Negara Asia Selatan tersebut telah diguncang protes selama berminggu-minggu atas kuota pekerjaan sektor publik, yang mencakup kuota pekerjaan 30 persen untuk anggota keluarga pejuang dalam perang kemerdekaan Bangladesh dari Pakistan pada 1971.
Hal ini telah memicu kemarahan di kalangan mahasiswa yang menghadapi tingkat pengangguran kaum muda yang tinggi. Hampir 32 juta anak muda Bangladesh tidak bekerja atau bersekolah, dari total populasi 170 juta jiwa.
Saat ini, 56 persen pekerjaan pemerintah di Bangladesh disediakan berdasarkan berbagai kuota. Ini termasuk 10 persen untuk perempuan, 10 persen untuk orang-orang dari distrik terbelakang, 5 persen untuk masyarakat adat, dan 1 persen untuk penyandang disabilitas.
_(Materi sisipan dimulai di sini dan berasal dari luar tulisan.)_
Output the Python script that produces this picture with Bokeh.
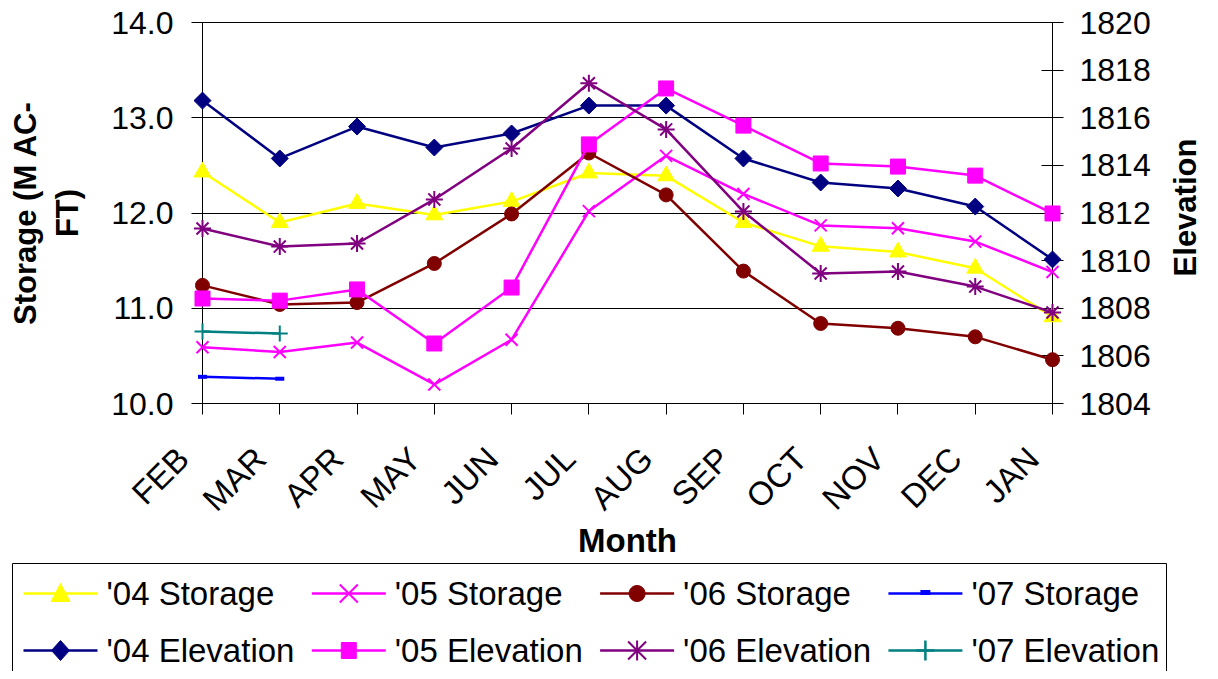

Demonstrasi pun meningkat setelah Hasina menolak tuntutan para pengunjuk rasa dan menyatakan bahwa masalah tersebut kini sedang dibawa ke pengadilan. Hasina juga melabeli para pengunjuk rasa yang menentang kuota sebagai 'razakar', yakni istilah yang digunakan untuk mereka yang diduga bekerja sama dengan tentara Pakistan selama perang kemerdekaan.
Protes berubah menjadi kekerasan pekan ini, ketika ribuan pengunjuk rasa antikuota di seluruh negeri bentrok dengan para anggota sayap mahasiswa partai Liga Awami yang berkuasa. Polisi melaporkan, 6 orang termasuk 3 mahasiswa tewas dalam bentrokan pada Selasa.